4.  Their arguments ignore the deficit.  They tout the Reagan and Bush tax cuts as curing the recession, but ignore the fact both the Reagan and Bush tax cuts caused a huge spike in our National Debt.  In effect the Reagan and Bush plans were sort of like if you or I stopped  paying our bills.  Heck yes, we would have more money to spend - for awhile.

5.  Perhaps most damning is the fact they ignore empirical economic studies that have looked at what happens when a country cuts government spending and found that, in a low interest rate environment, there is virtually a 100% correlation between cutting government spending and a rise in unemployment and a drop in GDP. 

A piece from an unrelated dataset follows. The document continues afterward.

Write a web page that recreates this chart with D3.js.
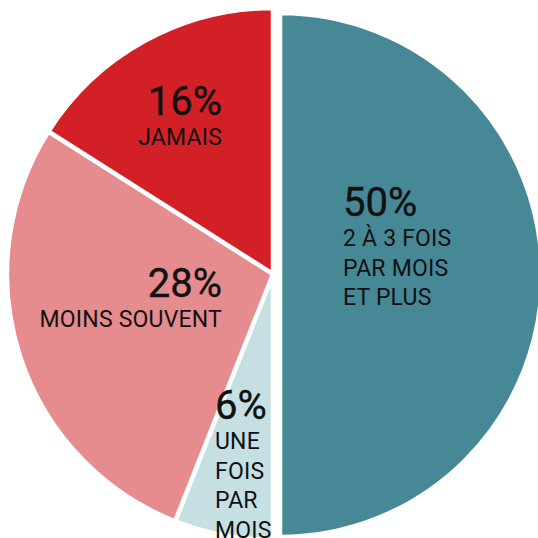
<!DOCTYPE html>
<html>
<head>
<meta charset="utf-8">
<script src="https://cdn.jsdelivr.net/npm/d3@7"></script>
<style>
  html, body { margin: 0; padding: 0; background: #fff; }
  svg { display: block; }
</style>
</head>
<body>
<script>
(function (d3) {
  "use strict";

  /***** Data *****/
  var categories = ["2 À 3 FOIS PAR MOIS ET PLUS", "UNE FOIS PAR MOIS", "MOINS SOUVENT", "JAMAIS"];
  var shares = [50, 6, 28, 16];
  var labelLines = [
    ["2 À 3 FOIS", "PAR MOIS", "ET PLUS"],
    ["UNE", "FOIS", "PAR", "MOIS"],
    ["MOINS SOUVENT"],
    ["JAMAIS"]
  ];

  /***** Configuration *****/
  var width = 538, height = 538;
  var cx = 273, cy = 274, radius = 266;
  var colors = ["#478896", "#c6dfe3", "#e68b8e", "#d32026"];
  // first slice is pulled out a little to the right
  var explode = { index: 0, dx: 7, dy: 1, radius: 262 };
  // label anchor: offset from centre, text-anchor
  var labelPos = [
    { dx: 70, dy: -58, anchor: "start" },
    { dx: -58, dy: 145, anchor: "start" },
    { dx: -51, dy: 23, anchor: "end" },
    { dx: -51, dy: -159, anchor: "end" }
  ];
  var lineStep = 29.8;

  var pie = d3.pie().sort(null).value(function (d) { return d; });
  var arcs = pie(shares);

  var arc = d3.arc().innerRadius(0).outerRadius(radius);
  var arcExploded = d3.arc().innerRadius(0).outerRadius(explode.radius);

  var svg = d3.select("body").append("svg")
      .attr("width", width)
      .attr("height", height);

  var g = svg.append("g")
      .attr("transform", "translate(" + cx + "," + cy + ")");

  /***** Slices *****/
  g.selectAll("path.slice")
    .data(arcs)
    .enter().append("path")
      .attr("class", "slice")
      .attr("d", function (d, i) { return i === explode.index ? arcExploded(d) : arc(d); })
      .attr("transform", function (d, i) {
        return i === explode.index ? "translate(" + explode.dx + "," + explode.dy + ")" : null;
      })
      .attr("fill", function (d, i) { return colors[i]; })
      .attr("stroke", "#fff")
      .attr("stroke-width", 4.5)
      .attr("stroke-linejoin", "miter");

  /***** Labels *****/
  var labels = g.selectAll("g.label")
    .data(arcs)
    .enter().append("g")
      .attr("class", "label")
      .attr("transform", function (d, i) {
        return "translate(" + labelPos[i].dx + "," + labelPos[i].dy + ")";
      })
      .attr("text-anchor", function (d, i) { return labelPos[i].anchor; })
      .style("font-family", "Roboto, 'DejaVu Sans', sans-serif")
      .attr("fill", "#111");

  labels.append("text")
      .attr("font-size", 40)
      .attr("font-weight", 400)
      .attr("stroke", "#111")
      .attr("stroke-width", 0.4)
      .text(function (d) { return d.data + "%"; });

  labels.each(function (d, i) {
    d3.select(this).selectAll("text.line")
      .data(labelLines[i])
      .enter().append("text")
        .attr("class", "line")
        .attr("y", function (t, j) { return (j + 1) * lineStep; })
        .attr("font-size", 23)
        .attr("letter-spacing", 0.2)
        .text(function (t) { return t; });
  });

})(d3);
</script>
</body>
</html>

Basically, if the Romney plan is implemented we face one of two options.  If we chop government spending dramatically, we will sink into another recession or perhaps a depression. If we cut taxes without cutting government spending we put the deficit back onto its skyward trajectory, and since our problem isn't a lack of investment capital, we will see very little economic improvement in return.


We can't get out of our current economic problems by handing out more candy to rich folks, which is what the Romney plan is all about.


Footnote - Romney's plan has much in common with the Herbert Hoover plans in 1930-32 that turned a stock market crash into the great depression.  Ironically, the most recent article I read pushing the Romney plan was by a Hoover Institute Fellow in the San Francisco Chronicle Insight Section for July 15, 2012 - evidently the Hoover Institute is still unwilling to accept that the depth of the Great Depression might be related to Hoover's private sector based attempts to reinvigorate the economy.